Despite many illegitimate practices taking place inside, prisoners also run good-hearted health and spiritual programs for those in want or need. There’s a drug rehabilitation facility and chapels in each section.

In Marching Powder, Young describes a scene where accused child rapists are murdered in a frenzy. Their bodies are dumped in a concrete hole known as the “swimming pool”. Violence exists, but nobody sees it, not even the guards.

Despite the lack of guards and the miss fall in discipline or some form of a system, the one thing that is taken seriously here is education. Those living inside are schooled at the nearest facility within a few hundred metres of the jail, and are walked to and from school each day by prison guards.

Many Bolivians are unhappy children are being brought up alongside criminals and argue that a youth spent behind bars does not provide kids with normal social skills or an appropriate environment to learn. Inmates speak of the children being ridiculed and often becoming bullies at their school.

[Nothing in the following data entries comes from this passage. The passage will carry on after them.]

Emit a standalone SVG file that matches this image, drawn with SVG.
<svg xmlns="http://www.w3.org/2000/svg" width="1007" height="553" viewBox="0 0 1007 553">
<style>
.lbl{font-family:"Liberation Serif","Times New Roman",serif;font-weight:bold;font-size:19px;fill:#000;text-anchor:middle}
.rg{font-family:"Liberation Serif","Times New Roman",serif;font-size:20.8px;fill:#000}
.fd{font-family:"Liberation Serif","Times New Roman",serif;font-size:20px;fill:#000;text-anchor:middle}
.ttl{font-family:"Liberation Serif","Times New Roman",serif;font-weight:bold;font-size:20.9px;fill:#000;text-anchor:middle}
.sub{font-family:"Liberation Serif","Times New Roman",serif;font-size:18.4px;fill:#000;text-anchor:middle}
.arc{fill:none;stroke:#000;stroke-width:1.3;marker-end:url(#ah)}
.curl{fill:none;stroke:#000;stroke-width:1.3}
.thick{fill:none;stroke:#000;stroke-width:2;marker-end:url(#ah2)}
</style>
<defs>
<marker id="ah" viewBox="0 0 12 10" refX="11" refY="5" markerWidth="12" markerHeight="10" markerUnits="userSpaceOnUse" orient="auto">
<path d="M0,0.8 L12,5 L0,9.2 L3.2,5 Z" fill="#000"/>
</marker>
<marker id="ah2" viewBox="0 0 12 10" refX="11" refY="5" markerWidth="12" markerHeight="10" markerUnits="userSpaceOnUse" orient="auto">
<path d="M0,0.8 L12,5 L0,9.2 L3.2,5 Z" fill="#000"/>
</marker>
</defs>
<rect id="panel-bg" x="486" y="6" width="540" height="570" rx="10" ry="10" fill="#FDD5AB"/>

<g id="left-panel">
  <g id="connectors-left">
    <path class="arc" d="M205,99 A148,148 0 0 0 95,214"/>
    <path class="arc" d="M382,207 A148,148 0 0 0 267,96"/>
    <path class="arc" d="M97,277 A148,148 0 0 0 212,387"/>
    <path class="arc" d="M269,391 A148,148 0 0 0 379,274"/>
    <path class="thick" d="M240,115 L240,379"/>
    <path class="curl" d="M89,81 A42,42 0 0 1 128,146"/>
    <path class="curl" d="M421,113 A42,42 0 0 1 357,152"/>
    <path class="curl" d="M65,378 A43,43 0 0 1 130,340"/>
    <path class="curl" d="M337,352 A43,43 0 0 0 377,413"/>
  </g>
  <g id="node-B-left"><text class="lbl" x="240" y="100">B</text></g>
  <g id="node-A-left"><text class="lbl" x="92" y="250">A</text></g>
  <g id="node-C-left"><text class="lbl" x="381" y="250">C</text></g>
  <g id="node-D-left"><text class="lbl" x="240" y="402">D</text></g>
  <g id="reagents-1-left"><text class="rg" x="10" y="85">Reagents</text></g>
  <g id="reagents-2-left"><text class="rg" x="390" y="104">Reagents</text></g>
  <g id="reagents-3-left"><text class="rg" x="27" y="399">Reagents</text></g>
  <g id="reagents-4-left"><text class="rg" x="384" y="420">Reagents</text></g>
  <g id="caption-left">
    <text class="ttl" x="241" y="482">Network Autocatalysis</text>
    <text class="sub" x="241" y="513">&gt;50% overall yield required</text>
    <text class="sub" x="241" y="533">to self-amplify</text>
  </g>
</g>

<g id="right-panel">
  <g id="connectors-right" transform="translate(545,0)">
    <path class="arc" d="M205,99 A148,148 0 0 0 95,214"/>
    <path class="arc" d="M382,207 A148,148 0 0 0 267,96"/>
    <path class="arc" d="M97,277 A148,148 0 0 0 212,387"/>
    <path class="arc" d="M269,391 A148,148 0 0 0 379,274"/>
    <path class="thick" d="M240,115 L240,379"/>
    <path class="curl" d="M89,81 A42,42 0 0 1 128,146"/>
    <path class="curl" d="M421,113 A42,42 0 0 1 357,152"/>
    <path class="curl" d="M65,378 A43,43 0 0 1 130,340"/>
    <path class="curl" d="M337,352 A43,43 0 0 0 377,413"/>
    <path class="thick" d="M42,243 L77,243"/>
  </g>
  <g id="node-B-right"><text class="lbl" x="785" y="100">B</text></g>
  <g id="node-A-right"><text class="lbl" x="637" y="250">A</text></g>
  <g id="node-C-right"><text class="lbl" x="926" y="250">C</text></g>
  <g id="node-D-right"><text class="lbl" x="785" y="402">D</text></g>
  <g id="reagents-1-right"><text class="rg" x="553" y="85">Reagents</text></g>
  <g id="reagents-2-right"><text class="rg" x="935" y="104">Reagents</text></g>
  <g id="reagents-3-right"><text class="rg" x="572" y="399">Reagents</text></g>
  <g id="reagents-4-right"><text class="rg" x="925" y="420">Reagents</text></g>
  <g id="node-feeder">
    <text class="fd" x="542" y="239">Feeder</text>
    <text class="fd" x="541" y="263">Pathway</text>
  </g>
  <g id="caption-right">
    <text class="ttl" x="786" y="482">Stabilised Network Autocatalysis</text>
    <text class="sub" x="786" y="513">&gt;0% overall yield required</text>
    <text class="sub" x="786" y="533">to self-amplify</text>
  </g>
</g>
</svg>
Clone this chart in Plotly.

Children playing in La Paz, Bolivia’s San Pedro Prison Image: Wikimedia Commons

However, following the controversy over the 2013 attack, the government announced the building will be acquired by the Ministry of Economy and Public Finance of Bolivia. A new prison will be built outside the city and all prisoners will be transferred. The new facility will bring an end to La Paz’s infamous San Pedro prison. Illegal tours have ended and for the time being the jail continues to operate, but the doors have closed to the public forever.